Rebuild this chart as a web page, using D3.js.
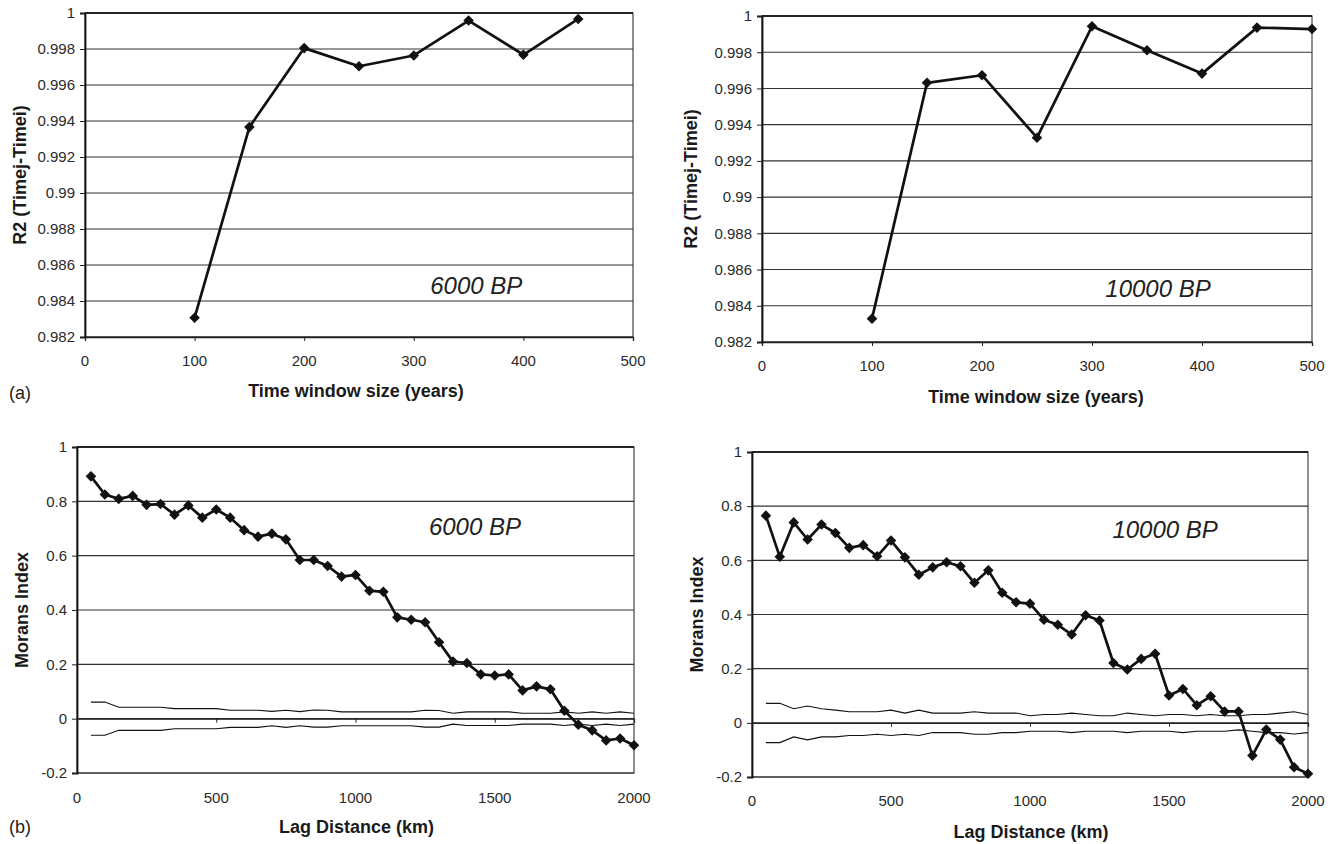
<!DOCTYPE html>
<html>
<head>
<meta charset="utf-8">
<script src="https://cdn.jsdelivr.net/npm/d3@7"></script>
<style>
  body { margin: 0; background: #fff; }
  text { font-family: "Liberation Sans", Arial, sans-serif; }
</style>
</head>
<body>
<script>
// ---- data ----
var windowA = [100, 150, 200, 250, 300, 350, 400, 450];
var r2_6000 = [0.98307, 0.99366, 0.99805, 0.99704, 0.99764, 0.99958, 0.99768, 0.99967];

var windowB = [100, 150, 200, 250, 300, 350, 400, 450, 500];
var r2_10000 = [0.98329, 0.99631, 0.99673, 0.99328, 0.99943, 0.99811, 0.99682, 0.99936, 0.99928];

var lagKm = [50, 100, 150, 200, 250, 300, 350, 400, 450, 500, 550, 600, 650, 700, 750, 800, 850, 900, 950, 1000,
  1050, 1100, 1150, 1200, 1250, 1300, 1350, 1400, 1450, 1500, 1550, 1600, 1650, 1700, 1750, 1800, 1850, 1900, 1950, 2000];

var moran6000 = [0.892, 0.825, 0.809, 0.820, 0.787, 0.790, 0.751, 0.785, 0.740, 0.770, 0.740, 0.694, 0.670, 0.681, 0.660,
  0.584, 0.584, 0.562, 0.523, 0.529, 0.471, 0.467, 0.373, 0.364, 0.355, 0.281, 0.210, 0.205, 0.163, 0.159,
  0.163, 0.104, 0.119, 0.108, 0.029, -0.022, -0.043, -0.080, -0.073, -0.098];
var upper6000 = [0.061, 0.061, 0.042, 0.042, 0.042, 0.042, 0.037, 0.037, 0.037, 0.037, 0.031, 0.031, 0.031, 0.027, 0.031,
  0.026, 0.032, 0.031, 0.025, 0.025, 0.025, 0.025, 0.025, 0.025, 0.031, 0.030, 0.020, 0.025, 0.025, 0.025,
  0.025, 0.020, 0.020, 0.020, 0.025, 0.020, 0.025, 0.020, 0.025, 0.020];
var lower6000 = [-0.061, -0.061, -0.043, -0.043, -0.043, -0.043, -0.037, -0.037, -0.037, -0.037, -0.032, -0.032, -0.032, -0.026, -0.032,
  -0.026, -0.031, -0.031, -0.026, -0.026, -0.026, -0.026, -0.026, -0.026, -0.031, -0.031, -0.020, -0.025, -0.025, -0.025,
  -0.025, -0.020, -0.020, -0.020, -0.025, -0.020, -0.025, -0.020, -0.025, -0.020];

var moran10000 = [0.765, 0.613, 0.740, 0.677, 0.732, 0.701, 0.646, 0.656, 0.615, 0.673, 0.611, 0.547, 0.574, 0.593, 0.578,
  0.517, 0.563, 0.480, 0.445, 0.440, 0.381, 0.362, 0.326, 0.397, 0.378, 0.221, 0.197, 0.236, 0.255, 0.101,
  0.125, 0.065, 0.098, 0.042, 0.042, -0.121, -0.025, -0.062, -0.164, -0.188];
var upper10000 = [0.072, 0.072, 0.052, 0.062, 0.052, 0.047, 0.041, 0.041, 0.041, 0.047, 0.036, 0.047, 0.036, 0.036, 0.036,
  0.041, 0.036, 0.036, 0.036, 0.026, 0.031, 0.031, 0.036, 0.031, 0.026, 0.026, 0.036, 0.031, 0.026, 0.031,
  0.031, 0.026, 0.031, 0.026, 0.026, 0.031, 0.031, 0.036, 0.041, 0.031];
var lower10000 = [-0.073, -0.073, -0.052, -0.063, -0.052, -0.052, -0.047, -0.047, -0.042, -0.047, -0.042, -0.047, -0.036, -0.036, -0.036,
  -0.042, -0.042, -0.036, -0.036, -0.031, -0.031, -0.031, -0.036, -0.031, -0.031, -0.031, -0.036, -0.031, -0.031, -0.031,
  -0.036, -0.031, -0.031, -0.031, -0.026, -0.031, -0.036, -0.036, -0.041, -0.036];

var r2Ticks = [0.982, 0.984, 0.986, 0.988, 0.99, 0.992, 0.994, 0.996, 0.998, 1];
var windowTicks = [0, 100, 200, 300, 400, 500];
var moranTicks = [-0.2, 0, 0.2, 0.4, 0.6, 0.8, 1];
var lagTicks = [0, 500, 1000, 1500, 2000];

var svg = d3.select("body").append("svg")
  .attr("width", 1337)
  .attr("height", 844);

var fmt = function(v) { return String(+v.toFixed(3)); };

function drawPanel(p) {
  var x = d3.scaleLinear().domain(p.xDomain).range([p.left, p.right]);
  var y = d3.scaleLinear().domain(p.yDomain).range([p.bottom, p.top]);
  var g = svg.append("g");

  // gridlines
  g.selectAll("line.grid")
    .data(p.yTicks)
    .enter().append("line")
    .attr("x1", p.left).attr("x2", p.right)
    .attr("y1", function(d) { return y(d); })
    .attr("y2", function(d) { return y(d); })
    .attr("stroke", "#333")
    .attr("stroke-width", 1.1);

  // plot frame
  g.append("rect")
    .attr("x", p.left).attr("y", p.top)
    .attr("width", p.right - p.left).attr("height", p.bottom - p.top)
    .attr("fill", "none").attr("stroke", "#333").attr("stroke-width", 1.1);
  g.append("line")
    .attr("x1", p.left).attr("x2", p.right)
    .attr("y1", p.top).attr("y2", p.top)
    .attr("stroke", "#111").attr("stroke-width", 1.6);

  // y axis
  var yAxis = d3.axisLeft(y).tickValues(p.yTicks).tickFormat(fmt).tickSize(5).tickPadding(5);
  var ya = g.append("g").attr("transform", "translate(" + p.left + ",0)").call(yAxis);
  ya.select(".domain").attr("stroke", "#111").attr("stroke-width", 1.8);

  // x axis: ticks sit on the axis line, labels below the plot
  var axisY = y(p.xAxisAt);
  var xAxis = d3.axisBottom(x).tickValues(p.xTicks).tickFormat("").tickSize(4);
  var xa = g.append("g").attr("transform", "translate(0," + axisY + ")").call(xAxis);
  xa.select(".domain").attr("stroke", "#222").attr("stroke-width", 1.3);
  xa.selectAll(".tick line").attr("stroke", "#222");

  g.selectAll("text.xlab")
    .data(p.xTicks)
    .enter().append("text")
    .attr("x", function(d) { return x(d); })
    .attr("y", p.xLabelY)
    .attr("text-anchor", "middle")
    .attr("dominant-baseline", "central")
    .attr("font-size", 15)
    .attr("fill", "#2a2a2a")
    .text(function(d) { return d; });

  ya.selectAll(".tick text").attr("font-size", 15).attr("fill", "#2a2a2a")
    .attr("font-family", "Liberation Sans, Arial, sans-serif");
  ya.selectAll(".tick line").attr("stroke", "#222");

  // confidence bands
  (p.bands || []).forEach(function(b) {
    var line = d3.line()
      .x(function(d, i) { return x(p.xs[i]); })
      .y(function(d) { return y(d); });
    g.append("path").datum(b)
      .attr("d", line)
      .attr("fill", "none").attr("stroke", "#111").attr("stroke-width", 1.1);
  });

  // main series
  var mainLine = d3.line()
    .x(function(d, i) { return x(p.xs[i]); })
    .y(function(d) { return y(d); });
  g.append("path").datum(p.ys)
    .attr("d", mainLine)
    .attr("fill", "none").attr("stroke", "#111").attr("stroke-width", 2.7)
    .attr("stroke-linejoin", "round");

  var diamond = d3.symbol().type(d3.symbolSquare).size(56);
  g.selectAll("path.mk")
    .data(p.ys)
    .enter().append("path")
    .attr("d", diamond)
    .attr("transform", function(d, i) {
      return "translate(" + x(p.xs[i]) + "," + y(d) + ") rotate(45)";
    })
    .attr("fill", "#111");

  // axis titles
  g.append("text")
    .attr("x", (p.left + p.right) / 2 + p.xTitleDx)
    .attr("y", p.xTitleY)
    .attr("text-anchor", "middle")
    .attr("dominant-baseline", "central")
    .attr("font-size", 18).attr("font-weight", "bold").attr("fill", "#1a1a1a")
    .text(p.xTitle);
  g.append("text")
    .attr("transform", "translate(" + p.yTitleX + "," + (p.top + p.bottom) / 2 + ") rotate(-90)")
    .attr("text-anchor", "middle")
    .attr("dominant-baseline", "central")
    .attr("font-size", 18).attr("font-weight", "bold").attr("fill", "#1a1a1a")
    .text(p.yTitle);

  // in-plot label
  g.append("text")
    .attr("x", x(p.note[0])).attr("y", y(p.note[1]))
    .attr("text-anchor", "middle")
    .attr("font-size", 24).attr("font-style", "italic").attr("fill", "#222")
    .text(p.note[2]);

  if (p.tag) {
    g.append("text")
      .attr("x", 9).attr("y", p.tag[1])
      .attr("dominant-baseline", "central")
      .attr("font-family", "Liberation Serif, Times New Roman, serif")
      .attr("font-size", 18).attr("fill", "#222")
      .text(p.tag[0]);
  }
}

drawPanel({
  left: 85, right: 633, top: 13, bottom: 337,
  xDomain: [0, 500], yDomain: [0.982, 1],
  xTicks: windowTicks, yTicks: r2Ticks, xAxisAt: 0.982,
  xs: windowA, ys: r2_6000,
  xLabelY: 360, xTitle: "Time window size (years)", xTitleY: 391, xTitleDx: -3,
  yTitle: "R2 (Timej-Timei)", yTitleX: 20,
  note: [357, 0.98439, "6000 BP"], tag: ["(a)", 393]
});

drawPanel({
  left: 762, right: 1312, top: 16, bottom: 342,
  xDomain: [0, 500], yDomain: [0.982, 1],
  xTicks: windowTicks, yTicks: r2Ticks, xAxisAt: 0.982,
  xs: windowB, ys: r2_10000,
  xLabelY: 365, xTitle: "Time window size (years)", xTitleY: 397, xTitleDx: -1,
  yTitle: "R2 (Timej-Timei)", yTitleX: 691,
  note: [360, 0.98449, "10000 BP"]
});

drawPanel({
  left: 77, right: 634, top: 447, bottom: 773,
  xDomain: [0, 2000], yDomain: [-0.2, 1],
  xTicks: lagTicks, yTicks: moranTicks, xAxisAt: 0,
  xs: lagKm, ys: moran6000, bands: [upper6000, lower6000],
  xLabelY: 797, xTitle: "Lag Distance (km)", xTitleY: 827, xTitleDx: 1,
  yTitle: "Morans Index", yTitleX: 22,
  note: [1429, 0.677, "6000 BP"], tag: ["(b)", 827]
});

drawPanel({
  left: 752, right: 1308, top: 452, bottom: 777,
  xDomain: [0, 2000], yDomain: [-0.2, 1],
  xTicks: lagTicks, yTicks: moranTicks, xAxisAt: 0,
  xs: lagKm, ys: moran10000, bands: [upper10000, lower10000],
  xLabelY: 800, xTitle: "Lag Distance (km)", xTitleY: 832, xTitleDx: 1,
  yTitle: "Morans Index", yTitleX: 697,
  note: [1486, 0.682, "10000 BP"]
});
</script>
</body>
</html>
══════════
_What to produce_.
Omitting all pictures, restate exactly the lines of the material from its start through the line that contains "0.99682, 0.99936, 0.99928];".

_The solution_.
Rebuild this chart as a web page, using D3.js.
<!DOCTYPE html>
<html>
<head>
<meta charset="utf-8">
<script src="https://cdn.jsdelivr.net/npm/d3@7"></script>
<style>
  body { margin: 0; background: #fff; }
  text { font-family: "Liberation Sans", Arial, sans-serif; }
</style>
</head>
<body>
<script>
// ---- data ----
var windowA = [100, 150, 200, 250, 300, 350, 400, 450];
var r2_6000 = [0.98307, 0.99366, 0.99805, 0.99704, 0.99764, 0.99958, 0.99768, 0.99967];

var windowB = [100, 150, 200, 250, 300, 350, 400, 450, 500];
var r2_10000 = [0.98329, 0.99631, 0.99673, 0.99328, 0.99943, 0.99811, 0.99682, 0.99936, 0.99928];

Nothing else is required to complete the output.